Recent advances in behavior cloning (BC) have enabled impressive visuomotor
control policies. However, these approaches are limited by the quality of human
demonstrations, the manual effort required for data collection, and the
diminishing returns from increasing offline data. In comparison, reinforcement
learning (RL) trains an agent through autonomous interaction with the
environment and has shown remarkable success in various domains. Still,
training RL policies directly on real-world robots remains challenging due to
sample inefficiency, safety concerns, and the difficulty of learning from
sparse rewards for long-horizon tasks, especially for high-degree-of-freedom
(DoF) systems. We present a recipe that combines the benefits of BC and RL
through a residual learning framework.

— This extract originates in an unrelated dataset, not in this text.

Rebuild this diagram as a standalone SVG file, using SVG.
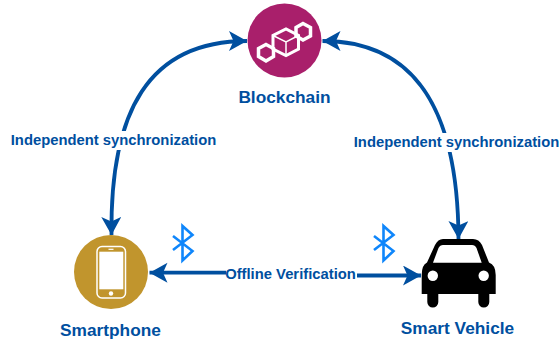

Our approach leverages BC policies as
black-box bases and learns lightweight per-step residual corrections via
sample-efficient off-policy RL. We demonstrate that our method requires only
sparse binary reward signals and can effectively improve manipulation policies
on high-degree-of-freedom (DoF) systems in both simulation and the real world.
In particular, we demonstrate, to the best of our knowledge, the first
successful real-world RL training on a humanoid robot with dexterous hands. Our
results demonstrate state-of-the-art performance in various vision-based tasks,
pointing towards a practical pathway for deploying RL in the real world.